MW: I like that idea.

Neely: I hope you think about it again. Obviously it was never going to be produced on Broadcast television and it’s such a delicate balance that if you were to do it as a small feature the kind of broadness that would be demanded on a comedy feature so that no one could ever mistake this as anything but funny might interfere with some of the delicacy and sweetness that is actually in there. Of course you could still always do animation, as long as the Muslims don’t come after you like they came after “South Park” … I mean you do both have kids.

ML: Absolutely that’s something to consider. Comedy writers aren’t known for being the bravest souls. It’s not just something we would have to consider but also any company that would want to make it would have to consider that also. We’d have all these meetings with people and they’d say “Oh maybe we could do this.” But we understood that the stockholders would go “Wait a minute. Are you crazy?!” We live in strange times and that’s why we have to write about it.
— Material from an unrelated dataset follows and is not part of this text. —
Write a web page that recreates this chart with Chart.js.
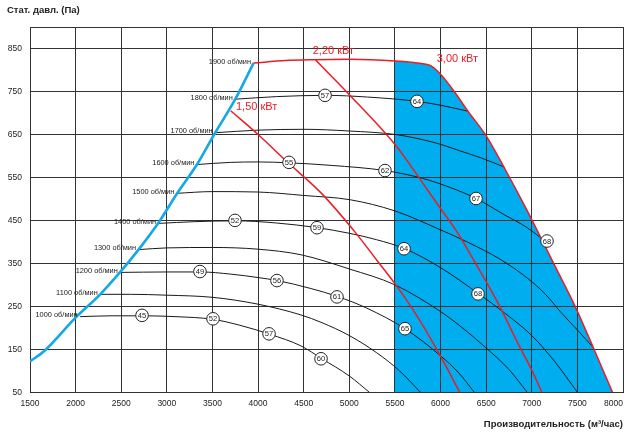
<!DOCTYPE html>
<html>
<head>
<meta charset="utf-8">
<script src="https://cdn.jsdelivr.net/npm/chart.js@4.4.0/dist/chart.umd.min.js"></script>
<style>
  html, body { margin: 0; padding: 0; background: #fff; }
  #wrap { width: 626px; height: 434px; position: relative; }
</style>
</head>
<body>
<div id="wrap"><canvas id="chart"></canvas></div>
<script>
// --- Оси ---
const xTicks = [1500, 2000, 2500, 3000, 3500, 4000, 4500, 5000, 5500, 6000, 6500, 7000, 7500, 8000];
const yTicks = [50, 150, 250, 350, 450, 550, 650, 750, 850, 900];

// --- Граница рабочей зоны (синяя кривая) ---
const limitCurve = [[1500,122],[1650,145],[2010,226],[2270,278],[2490,330],[2690,382],[2910,445],[3110,512],[3330,580],[3530,654],[3750,732],[3950,816]];

// --- Характеристики по оборотам ---
const rpmNames = [1000, 1100, 1200, 1300, 1400, 1500, 1600, 1700, 1800];
const r1000 = [[2050,226],[2400,228],[2730,228],[3100,226],[3500,220],[3800,206],[4130,185],[4470,158],[4700,128],[5000,88],[5220,50]];
const r1100 = [[2270,278],[2600,278],[3000,276],[3500,271],[4000,255],[4470,230],[4700,212],[5000,182],[5300,142],[5550,100],[5780,50]];
const r1200 = [[2490,329],[3000,330],[3370,330],[3700,325],[4000,317],[4210,310],[4570,292],[4870,273],[5190,246],[5610,198],[6000,135],[6200,95],[6370,50]];
const r1300 = [[2690,382],[3000,386],[3500,387],[4000,383],[4470,370],[5000,337],[5500,300],[6000,238],[6210,205],[6490,155],[6750,103],[6950,50]];
const r1400 = [[2910,443],[3300,447],[3750,449],[4200,444],[4650,433],[5000,420],[5300,405],[5610,384],[6000,340],[6420,279],[6700,235],[7000,182],[7250,122],[7500,50]];
const r1500 = [[3110,513],[3500,517],[4000,516],[4500,508],[5010,498],[5500,472],[6000,428],[6320,397],[6650,360],[6950,316],[7150,278],[7320,236],[7500,195],[7680,153]];
const r1600 = [[3330,580],[3700,585],[4000,586],[4340,584],[4800,578],[5390,566],[5800,548],[6100,527],[6390,501],[6700,463],[6950,433],[7150,401]];
const r1700 = [[3530,654],[4000,660],[4500,662],[5000,658],[5500,650],[5800,638],[6000,627],[6210,612],[6450,595],[6700,574]];
const r1800 = [[3750,732],[4200,738],[4740,741],[5200,737],[5740,727],[6000,718],[6300,704]];
const rpmCurves = [r1000, r1100, r1200, r1300, r1400, r1500, r1600, r1700, r1800];
const r1900 = [[3950,816],[4300,822],[4600,824],[5000,825],[5500,821],[5750,816],[5900,809]];

// --- Линии мощности ---
const kw150 = [[3700,705],[4000,650],[4330,584],[4690,514],[5070,421],[5310,355],[5510,300],[5750,225],[6000,134],[6210,50]];
const kw220 = [[4630,823],[5016,739],[5514,623],[5752,553],[5932,498],[6187,421],[6371,355],[6629,258],[6848,164],[7000,102],[7110,50]];
const kw300 = [[5900,809],[6000,790],[6150,750],[6300,704],[6490,650],[6690,576],[6944,475],[7237,351],[7475,250],[7676,153],[7885,50]];
const kwLabels = ['1,50 кВт', '2,20 кВт', '3,00 кВт'];
const kwLabelAt = [[3758,714],[4599,844],[5958,825]];

// --- Уровень шума (в кружках) ---
const noiseValues = [45, 52, 57, 60, 49, 56, 61, 65, 52, 59, 64, 68, 55, 62, 67, 68, 57, 64];
const noiseAt = [[2728,229],[3506,221],[4120,186],[4690,128],[3363,331],[4207,310],[4865,272],[5610,198],
                 [3747,450],[4646,433],[5600,384],[6411,279],[4339,585],[5391,566],[6389,501],[7167,402],
                 [4734,741],[5742,727]];

const zoneStart = 5500;

const FONT = '"Liberation Sans", Arial, sans-serif';
const pts = a => a.map(([x, y]) => ({ x, y }));

// красная огибающая = 1900 об/мин + 3,00 кВт
const envelope = r1900.concat(kw300.slice(1));
const zone = envelope.filter(p => p[0] >= zoneStart);

const datasets = [];
datasets.push({ data: pts(zone), showLine: true, fill: 'start', backgroundColor: '#00aeef',
    borderWidth: 0, pointRadius: 0, cubicInterpolationMode: 'monotone', order: 10 });
rpmCurves.forEach(c => datasets.push({ data: pts(c), showLine: true, borderColor: '#1a1a1a',
    borderWidth: 1, pointRadius: 0, cubicInterpolationMode: 'monotone', order: 6 }));
datasets.push({ data: pts(limitCurve), showLine: true, borderColor: '#13a8e6', borderWidth: 2.6,
    pointRadius: 0, cubicInterpolationMode: 'monotone', order: 5 });
[envelope, kw150, kw220].forEach(c => datasets.push({ data: pts(c), showLine: true, borderColor: '#ec1c24',
    borderWidth: 1.5, pointRadius: 0, cubicInterpolationMode: 'monotone', order: 4 }));
datasets.push({ data: pts(noiseAt), showLine: false, pointRadius: 6.3, pointBackgroundColor: '#fff',
    pointBorderColor: '#222', pointBorderWidth: 1, order: 1 });
const circleIndex = datasets.length - 1;

// сетка поверх заливки
const gridOverFill = {
  id: 'gridOverFill',
  afterDatasetDraw(chart, args) {
    if (args.index !== 0) return;
    chart.scales.x.drawGrid(chart.chartArea);
    chart.scales.y.drawGrid(chart.chartArea);
  }
};

const X_TICK_PAD = 3;
const X_TICK_LH = 17;

const textLabels = {
  id: 'textLabels',
  afterDatasetsDraw(chart) {
    const { ctx, scales: { x, y } } = chart;
    ctx.save();
    ctx.textBaseline = 'middle';

    // подписи оборотов
    ctx.font = '7.4px ' + FONT;
    ctx.fillStyle = '#222';
    ctx.textAlign = 'right';
    rpmNames.concat([1900]).forEach((n, i) => {
      const p = i < rpmCurves.length ? rpmCurves[i][0] : r1900[0];
      ctx.fillText(n + ' об/мин', x.getPixelForValue(p[0]) - 2.5, y.getPixelForValue(p[1]) - 1.5);
    });

    // числа в кружках
    ctx.font = '7.6px ' + FONT;
    ctx.textAlign = 'center';
    chart.getDatasetMeta(circleIndex).data.forEach((el, i) => {
      ctx.fillText(String(noiseValues[i]), el.x, el.y + 0.5);
    });

    // мощность
    ctx.font = '11px ' + FONT;
    ctx.fillStyle = '#ec1c24';
    ctx.textAlign = 'left';
    kwLabels.forEach((t, i) => {
      ctx.fillText(t, x.getPixelForValue(kwLabelAt[i][0]), y.getPixelForValue(kwLabelAt[i][1]));
    });

    // последняя метка оси X, прижата к краю
    ctx.font = '8.5px ' + FONT;
    ctx.fillStyle = '#222';
    ctx.textAlign = 'right';
    const last = xTicks[xTicks.length - 1];
    ctx.fillText(String(last), x.getPixelForValue(last), x.top + X_TICK_PAD + X_TICK_LH / 2);
    ctx.restore();
  }
};

new Chart(document.getElementById('chart'), {
  type: 'scatter',
  data: { datasets },
  options: {
    responsive: true,
    maintainAspectRatio: false,
    animation: false,
    events: [],
    layout: { autoPadding: false, padding: { left: 7, right: 0, top: 0, bottom: 0 } },
    plugins: {
      legend: { display: false },
      tooltip: { enabled: false },
      title: {
        display: true, text: 'Стат. давл. (Па)', align: 'start', color: '#222',
        font: { family: FONT, size: 9.5, weight: 'bold' }, padding: { top: 5, bottom: 10.6 }
      }
    },
    scales: {
      x: {
        type: 'linear', min: xTicks[0], max: xTicks[xTicks.length - 1],
        afterBuildTicks: s => { s.ticks = xTicks.map(v => ({ value: v })); },
        afterFit: s => { s.height = 41.7; },
        ticks: {
          autoSkip: false, maxRotation: 0, padding: X_TICK_PAD, color: '#222',
          font: { family: FONT, size: 8.5, lineHeight: X_TICK_LH / 8.5 },
          callback: v => v === xTicks[xTicks.length - 1] ? '' : String(v)
        },
        grid: { color: '#333', lineWidth: 1, drawTicks: false },
        border: { color: '#222', width: 1 },
        title: {
          display: true, text: 'Производительность (м³/час)', align: 'end', color: '#222',
          font: { family: FONT, size: 9.5, weight: 'bold' }, padding: { top: 0, bottom: 4.3 }
        }
      },
      y: {
        type: 'linear', min: yTicks[0], max: yTicks[yTicks.length - 1],
        afterBuildTicks: s => { s.ticks = yTicks.map(v => ({ value: v })); },
        afterFit: s => { s.width = 23; },
        ticks: {
          padding: 8, color: '#222', font: { family: FONT, size: 8.5 },
          callback: v => v === yTicks[yTicks.length - 1] ? '' : String(v)
        },
        grid: { color: '#333', lineWidth: 1, drawTicks: false },
        border: { color: '#222', width: 1 }
      }
    }
  },
  plugins: [gridOverFill, textLabels]
});
</script>
</body>
</html>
Neely: What is each of you working on right now?

MW: I’m going to continue working on “Grey’s Anatomy;” I’ve got another year on my contract there. I remember when I came on “Grey’s” the second season, I’ve been on it for the last five years, and I remember looking at a billboard for “Grey’s” for that second year and it showed 11 characters on the show and I remember thinking that each of those 11 characters has a distinct personality and I thought that was cool. I much prefer working in one hour. You get to tell cool stories and get to dig deeper into things. I like the aspect of drama that makes it more compelling, it’s just more compelling television. That said, I still enjoy a good comedy. I love “Parks and Recreation” and “30 Rock”, I think those shows are brilliant. For me, though, in one hour I get to do both the drama side and the comedy side especially on a show like “Grey’s Anatomy.” I don’t know how well I’d do on a procedural show like “Without a Trace.”

I also wrote a pilot this year called “Love and Death” but it didn’t get shot.

ML: For the last two years I’ve been staffed, writing for half hour sitcoms. This year I just got finished writing for an NBC comedy that they’re going to air now in May called “One Hundred Questions for Charlotte Payne.” There was a lot of interference there; I felt badly for the creator of the show. It’s tough. If you really fight for what you believe in you get the label that you’re difficult; and if you truly do every note it’s going to be pabulum, it really is, especially in comedy. You can’t do it that way. Comedy by committee is just bland.

Neely: Jack Bernstein had a great quote about that: “I can walk into a room of 10 people and point a gun at them and all 10 will have the same reaction. I can walk into a room with the same 10 people and tell what I think is the funniest joke in the world and 5 will laugh uproariously,  2 will chuckle, 2  won’t think it’s funny and I’ll have to explain it to 1 person – usually my mother.”  That’s comedy. You just can’t please them all.

ML: You’re right. You can sit down 10 people and look at the reactions. The ones who hate it are entitled to their opinions but that doesn’t mean they’re right. They’re right in the sense that it’s not their sense of humor but that’s not a reason not to make it. I know that the William Goldman quote gets used to death, but it gets used to death because it’s true – “Nobody knows anything.” And the frustrating thing is that a lot of these people in power act as though they do know; and they don’t. They should just admit that they don’t and say, “Hey let’s try this.”

Neely: If only they had a sense of humor and just go with it; but I’m not sure that they do have a sense of humor.

ML: I love comedy and will never stop doing it, but now there are some one hours being done where there’s also a lot of humor – “Monk” was a perfect example of that. You can do things a little bit differently on cable.

Neely: And Mr. Wilding – any more comedies?

MW: You know, I really enjoy working with Mark. We’re a great team and we have fun. We make each other laugh and hope to come up with something good. I have to think of the next good idea.